Photo of Torben Hansen

A TechBlog by Torben Hansen


Freelance Full Stack Web Developer located in Germany.
I create web applications mainly using TYPO3, PHP, Python and JavaScript.
Home Archive Tags

The pitfalls of reusing TYPO3 QueryBuilder: Analyzing a performance bottleneck

TL;DR: Do never reuse an instance of the TYPO3 QueryBuilder for queries, even if the query is the same but with different parameters, since this causes a significant performance decreasement when processing larger amount of records.

I was recently involved in refactoring an older codebase in a TYPO3 project. One part of that codebase was a data import which was created using a Symfony console command. The command basically fetched data from an external data source and imported/updated existing records in the TYPO3 database. During execution, I noticed that it was quite slow. What’s more, it appeared that the routine slowed down as more records were processed, indicating a bottleneck in the code. After some investigation, it became evident that the slow performance was caused by the TYPO3 QueryBuilder, which was instantiated globally in the Symfony command and then reused in several functions.

The TYPO3 documentation advises against reusing the QueryBuilder, emphasizing that it holds an internal state.

QueryBuilder note

The notice does however not describe the consequences of reusing a QueryBuilder instance. Since it caused a significant performance decreasement in the code I was working on, I was curious and digged deeper into the topic to analyze, why QueryBuilder slowed down so much when reused for multiple queries.

Update 04.10.2023: Note, that the shown notice on the screenshot above already has been updated in the TYPO3 documentation.

Performance analysis

To highlight the performance decrease, I created a simple Symfony command that:

  1. Selected 1000 records from the tx_extensionmanager_domain_model_extension table.
  2. Iterated through the query results.
  3. Updated a field for each of the 1000 records.

The command is executed once using a global instance of the QueryBuilder for all queries and once using a new instance of the QueryBuilder for each query.
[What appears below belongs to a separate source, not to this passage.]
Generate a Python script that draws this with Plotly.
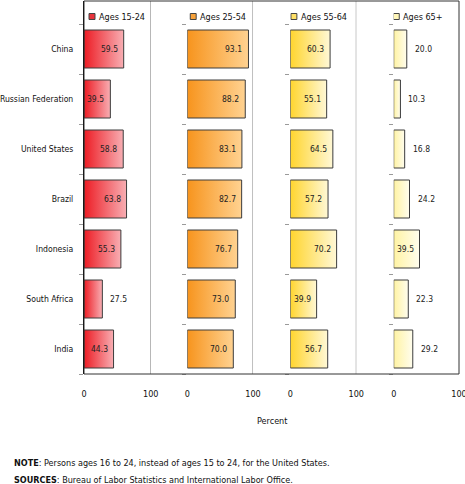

The code for updating looked like this:

$queryBuilder
    ->update('tx_extensionmanager_domain_model_extension')
    ->set('last_updated', (string)time())
    ->where(
        $this->queryBuilder->expr()->in(
            'uid',
            $this->queryBuilder->createNamedParameter($uid, Connection::PARAM_INT)
        )
    )
    ->executeStatement();

Note, that the QueryBuilder object in the code above should be assumed as either a global or a new instance.

Command execution time

This clearly demonstrates that reusing an instance of the QueryBuilder for multiple queries results in a significant performance decrease.

Profiling with xdebug and IntelliJ IDEA

To gain insights into the code execution, I used the Xdebug profiler to save profiling information to a file. Next, I used the “Xdebug profile analyzer” tool in IntelliJ (see link) to visualize the profiling results.

QueryBuilder profiling

The screenshot reveals, that the execution of Doctrine\DBAL\Connection->expandArrayParameters and Doctrine\DBAL\SQL\Parser->parse consume a significant percentage of the overall processing time and that memory usage is notably high.

When navigating through the call tree of the process, it became evident that the initial update statement performed well (8 ms execution time):

QueryBuilder call tree first update

However, the last update statement was considerably slower, taking 81 ms compared to the first one:

QueryBuilder call tree last update

So as a result, the profiling uncovered, that the Doctrine\DBAL\Connection->expandArrayParameters calls should be observed. To do so, I set breakpoints for the first and last iterations and analyzed the data being processed. The result for the first update call aligned with expectations:

expandArrayParameters first call

Here we have the SQL for the query and the 2 parameters which are used to replace the placeholder values in the query.

However, the result for the last update call finally revealed why reusing the QueryBuilder for multiple queries is a bad idea:

expandArrayParameters first call

When QueryBuilder is reused, the first update query is extended with each loop iteration, resulting in an excessively large SQL query containing 2000 parameters to parse and process. This explains the progressively slower performance with each iteration and the high memory consumption. Doctrine internally uses the PHP function preg_match to replace placeholder values, and as the number of placeholders increases, the replacement process becomes slower due to the overhead of parsing and processing a large number of patterns.

Conclusion

As a result of the analysis, I think it may be good to change the notice in the documentation to a warning and outline, that you must never reuse an instance of the QueryBuilder.

Update 04.10.2023: Thanks a lot to the TYPO3 documentation team, who already updated the QueryBuilder documentation as suggested!